**Available data:**
+ + + + +

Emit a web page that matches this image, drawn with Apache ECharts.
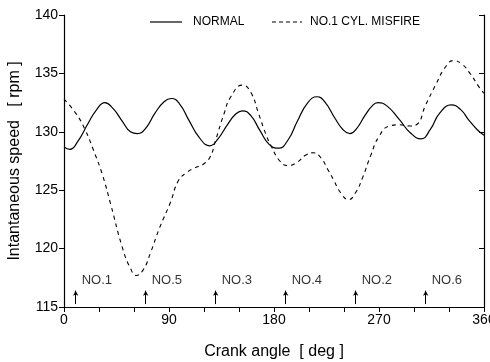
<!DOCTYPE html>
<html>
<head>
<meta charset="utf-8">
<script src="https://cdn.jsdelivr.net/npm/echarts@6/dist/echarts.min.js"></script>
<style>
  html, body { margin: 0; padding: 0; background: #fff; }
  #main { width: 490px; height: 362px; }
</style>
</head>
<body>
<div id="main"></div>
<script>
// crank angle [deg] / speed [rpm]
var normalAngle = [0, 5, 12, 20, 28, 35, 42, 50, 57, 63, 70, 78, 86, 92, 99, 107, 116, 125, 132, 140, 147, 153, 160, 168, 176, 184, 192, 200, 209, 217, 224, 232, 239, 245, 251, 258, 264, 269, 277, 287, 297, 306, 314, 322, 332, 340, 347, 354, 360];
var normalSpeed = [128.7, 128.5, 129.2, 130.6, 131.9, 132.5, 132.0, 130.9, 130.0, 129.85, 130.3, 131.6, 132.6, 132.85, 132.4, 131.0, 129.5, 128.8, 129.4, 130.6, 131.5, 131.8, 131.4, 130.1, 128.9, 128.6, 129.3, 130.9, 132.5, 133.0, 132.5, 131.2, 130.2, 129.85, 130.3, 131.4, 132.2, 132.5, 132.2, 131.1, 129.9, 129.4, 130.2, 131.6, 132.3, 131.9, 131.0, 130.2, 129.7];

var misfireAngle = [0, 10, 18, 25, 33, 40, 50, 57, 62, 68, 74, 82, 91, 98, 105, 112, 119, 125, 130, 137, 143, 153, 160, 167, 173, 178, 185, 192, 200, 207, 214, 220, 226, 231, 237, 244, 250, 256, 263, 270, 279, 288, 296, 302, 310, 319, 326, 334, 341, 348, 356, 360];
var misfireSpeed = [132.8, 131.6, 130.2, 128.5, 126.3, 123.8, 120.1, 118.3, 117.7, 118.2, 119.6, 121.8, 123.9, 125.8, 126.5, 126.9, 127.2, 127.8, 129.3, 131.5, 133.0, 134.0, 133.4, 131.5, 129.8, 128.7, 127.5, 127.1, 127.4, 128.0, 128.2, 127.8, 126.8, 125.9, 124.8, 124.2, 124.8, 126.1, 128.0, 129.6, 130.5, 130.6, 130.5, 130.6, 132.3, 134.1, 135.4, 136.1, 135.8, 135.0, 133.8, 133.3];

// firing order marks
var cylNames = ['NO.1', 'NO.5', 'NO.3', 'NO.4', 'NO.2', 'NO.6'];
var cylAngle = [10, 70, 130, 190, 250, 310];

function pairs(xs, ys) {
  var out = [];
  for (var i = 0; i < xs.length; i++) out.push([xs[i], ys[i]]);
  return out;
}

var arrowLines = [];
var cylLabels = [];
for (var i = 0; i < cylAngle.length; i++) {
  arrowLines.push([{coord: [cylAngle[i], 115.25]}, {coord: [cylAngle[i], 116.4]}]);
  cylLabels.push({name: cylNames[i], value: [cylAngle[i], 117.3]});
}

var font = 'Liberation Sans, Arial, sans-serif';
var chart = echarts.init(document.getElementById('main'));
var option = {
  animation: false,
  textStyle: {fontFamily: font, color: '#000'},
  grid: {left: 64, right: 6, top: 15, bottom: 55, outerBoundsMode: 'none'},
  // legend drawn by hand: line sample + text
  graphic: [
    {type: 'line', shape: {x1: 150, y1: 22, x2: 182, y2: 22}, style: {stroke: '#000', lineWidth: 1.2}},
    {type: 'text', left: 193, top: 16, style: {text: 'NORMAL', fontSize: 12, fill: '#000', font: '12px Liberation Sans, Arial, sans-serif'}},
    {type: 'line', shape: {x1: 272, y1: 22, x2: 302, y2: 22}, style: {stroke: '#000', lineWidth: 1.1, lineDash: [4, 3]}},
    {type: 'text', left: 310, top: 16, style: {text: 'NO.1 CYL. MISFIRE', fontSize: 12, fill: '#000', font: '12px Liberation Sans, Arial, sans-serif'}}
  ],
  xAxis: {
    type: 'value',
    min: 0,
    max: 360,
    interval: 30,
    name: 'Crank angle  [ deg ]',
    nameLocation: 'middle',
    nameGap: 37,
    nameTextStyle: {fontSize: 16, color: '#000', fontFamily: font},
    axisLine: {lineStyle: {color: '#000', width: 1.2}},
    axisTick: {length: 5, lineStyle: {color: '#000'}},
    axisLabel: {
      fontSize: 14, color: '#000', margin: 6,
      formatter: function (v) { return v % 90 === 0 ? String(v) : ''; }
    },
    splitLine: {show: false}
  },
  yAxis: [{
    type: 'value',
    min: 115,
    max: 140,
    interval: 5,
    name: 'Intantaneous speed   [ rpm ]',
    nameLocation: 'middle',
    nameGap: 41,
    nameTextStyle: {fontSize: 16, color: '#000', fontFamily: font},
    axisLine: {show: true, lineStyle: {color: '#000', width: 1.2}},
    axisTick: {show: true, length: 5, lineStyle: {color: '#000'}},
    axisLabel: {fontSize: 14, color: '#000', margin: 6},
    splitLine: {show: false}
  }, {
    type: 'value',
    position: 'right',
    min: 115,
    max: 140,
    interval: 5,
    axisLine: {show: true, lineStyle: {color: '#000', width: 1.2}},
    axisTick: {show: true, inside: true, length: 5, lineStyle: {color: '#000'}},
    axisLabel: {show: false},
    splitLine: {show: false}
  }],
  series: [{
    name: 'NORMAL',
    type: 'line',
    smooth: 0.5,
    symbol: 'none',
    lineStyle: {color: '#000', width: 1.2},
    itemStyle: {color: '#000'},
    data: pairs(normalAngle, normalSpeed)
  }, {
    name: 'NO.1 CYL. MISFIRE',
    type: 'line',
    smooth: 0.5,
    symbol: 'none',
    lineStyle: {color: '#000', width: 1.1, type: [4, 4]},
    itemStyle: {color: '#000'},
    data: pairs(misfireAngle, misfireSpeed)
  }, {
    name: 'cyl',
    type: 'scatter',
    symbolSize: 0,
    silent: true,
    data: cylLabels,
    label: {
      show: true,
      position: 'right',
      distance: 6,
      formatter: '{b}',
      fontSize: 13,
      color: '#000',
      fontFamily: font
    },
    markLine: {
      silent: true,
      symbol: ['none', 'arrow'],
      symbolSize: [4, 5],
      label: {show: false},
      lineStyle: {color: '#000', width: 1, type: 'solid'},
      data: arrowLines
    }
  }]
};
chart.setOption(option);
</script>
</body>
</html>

+ + + + +

**The exercise:** From the first line above down to the line with "131.0, 130.2, 129.7];", reproduce every line and no others, omitting pictures.

**Task solution:**
Emit a web page that matches this image, drawn with Apache ECharts.
<!DOCTYPE html>
<html>
<head>
<meta charset="utf-8">
<script src="https://cdn.jsdelivr.net/npm/echarts@6/dist/echarts.min.js"></script>
<style>
  html, body { margin: 0; padding: 0; background: #fff; }
  #main { width: 490px; height: 362px; }
</style>
</head>
<body>
<div id="main"></div>
<script>
// crank angle [deg] / speed [rpm]
var normalAngle = [0, 5, 12, 20, 28, 35, 42, 50, 57, 63, 70, 78, 86, 92, 99, 107, 116, 125, 132, 140, 147, 153, 160, 168, 176, 184, 192, 200, 209, 217, 224, 232, 239, 245, 251, 258, 264, 269, 277, 287, 297, 306, 314, 322, 332, 340, 347, 354, 360];
var normalSpeed = [128.7, 128.5, 129.2, 130.6, 131.9, 132.5, 132.0, 130.9, 130.0, 129.85, 130.3, 131.6, 132.6, 132.85, 132.4, 131.0, 129.5, 128.8, 129.4, 130.6, 131.5, 131.8, 131.4, 130.1, 128.9, 128.6, 129.3, 130.9, 132.5, 133.0, 132.5, 131.2, 130.2, 129.85, 130.3, 131.4, 132.2, 132.5, 132.2, 131.1, 129.9, 129.4, 130.2, 131.6, 132.3, 131.9, 131.0, 130.2, 129.7];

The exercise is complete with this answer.